Josh Brolin plays Eddie Mannix, the studio production fixer who at once takes up the most screen time but manages to fall into the backdrop against the outlandish personalities he’s paired with in nearly every scene. Brolin is very much playing the straight man here against a menagerie of clownish Hollywood types (including rubber-faced George Clooney in a near-constant state of befuddlement as Baird Whitlock, leading man).

Mannix totters through a variety show of sendups to old Hollywood as he searches for Whitlock, who has been kidnapped by a group referring to themselves only as “the future.” His search is pretty lackadaisical, with the Coens taking time to guide Mannix through musical numbers, synchronized swimming and glimpses into the various scandals happening on the studio lot along the way.

These sendups feature some not-quite-short-enough-to-be-cameo but not-quite-long-enough-to-be-supporting turns from Coen regulars like Frances McDormand and some newcomers like Channing Tatum and Scarlett Johansson. Everyone delivers on mark, but no particular gag or throwback seems to really stand out, and they all seem stitched together in a way that makes them individually forgettable and together muddled.

Amid the generally disappointing surroundings, there are some decidedly golden moments, most of them belonging to Alden Ehrenreich as singing cowboy star Hobie Doyle. His lassoing skills and ode to a lazy ol’ moon are some of the funniest and most playful parts of the film, and I’m really hoping he becomes a recurring Coen collaborator.
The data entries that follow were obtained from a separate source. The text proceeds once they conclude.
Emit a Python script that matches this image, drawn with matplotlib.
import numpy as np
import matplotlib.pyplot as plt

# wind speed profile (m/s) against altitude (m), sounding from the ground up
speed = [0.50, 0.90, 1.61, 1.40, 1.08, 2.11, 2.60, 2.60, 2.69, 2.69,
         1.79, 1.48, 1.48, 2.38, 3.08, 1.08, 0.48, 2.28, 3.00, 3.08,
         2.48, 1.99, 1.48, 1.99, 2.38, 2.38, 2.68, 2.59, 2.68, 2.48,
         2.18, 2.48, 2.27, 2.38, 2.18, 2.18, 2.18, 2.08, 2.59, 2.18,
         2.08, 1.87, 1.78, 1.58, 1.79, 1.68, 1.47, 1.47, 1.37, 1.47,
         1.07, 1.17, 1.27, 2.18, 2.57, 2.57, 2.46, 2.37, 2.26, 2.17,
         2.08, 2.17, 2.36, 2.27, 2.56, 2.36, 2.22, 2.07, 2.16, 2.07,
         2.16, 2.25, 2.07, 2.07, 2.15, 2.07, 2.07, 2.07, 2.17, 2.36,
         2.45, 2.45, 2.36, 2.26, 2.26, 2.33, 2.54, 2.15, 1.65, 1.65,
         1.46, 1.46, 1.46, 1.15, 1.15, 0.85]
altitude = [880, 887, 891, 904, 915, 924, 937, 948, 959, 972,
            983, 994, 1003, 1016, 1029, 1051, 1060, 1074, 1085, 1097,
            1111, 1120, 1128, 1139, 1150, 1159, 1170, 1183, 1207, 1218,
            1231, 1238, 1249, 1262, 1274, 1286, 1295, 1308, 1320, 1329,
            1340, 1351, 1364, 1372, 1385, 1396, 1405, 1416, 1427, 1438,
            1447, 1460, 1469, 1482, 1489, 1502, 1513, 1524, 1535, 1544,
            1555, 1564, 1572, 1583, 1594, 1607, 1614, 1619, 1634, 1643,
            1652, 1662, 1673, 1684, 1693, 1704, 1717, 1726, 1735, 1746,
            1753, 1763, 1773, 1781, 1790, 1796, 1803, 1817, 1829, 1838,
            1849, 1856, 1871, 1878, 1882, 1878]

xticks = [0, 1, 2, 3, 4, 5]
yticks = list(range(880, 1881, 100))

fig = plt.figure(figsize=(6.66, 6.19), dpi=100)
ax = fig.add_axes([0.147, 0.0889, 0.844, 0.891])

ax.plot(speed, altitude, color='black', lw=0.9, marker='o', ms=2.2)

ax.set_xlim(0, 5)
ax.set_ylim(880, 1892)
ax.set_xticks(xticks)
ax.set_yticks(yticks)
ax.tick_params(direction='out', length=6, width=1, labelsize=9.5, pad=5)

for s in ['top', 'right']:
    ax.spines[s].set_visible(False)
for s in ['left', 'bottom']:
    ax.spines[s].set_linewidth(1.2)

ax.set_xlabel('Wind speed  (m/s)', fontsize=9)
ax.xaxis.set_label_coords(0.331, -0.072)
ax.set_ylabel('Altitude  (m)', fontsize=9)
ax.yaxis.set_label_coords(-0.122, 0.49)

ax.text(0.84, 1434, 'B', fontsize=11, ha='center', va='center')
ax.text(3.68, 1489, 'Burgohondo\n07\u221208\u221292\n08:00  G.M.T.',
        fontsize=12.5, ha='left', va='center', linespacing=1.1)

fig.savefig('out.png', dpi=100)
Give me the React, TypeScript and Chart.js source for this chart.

It’s far from a terrible movie, and it does have some genuine laughs and strong performances, but “Hail, Caesar!” is closer to the brothers’ worst than it is to their best. That fact speaks to the strength of their wider catalogue as much as it does to the disappointment that this latest film brings. “Hail, Caesar!” sits more in the filler section of a Coen movie marathon than it is required viewing.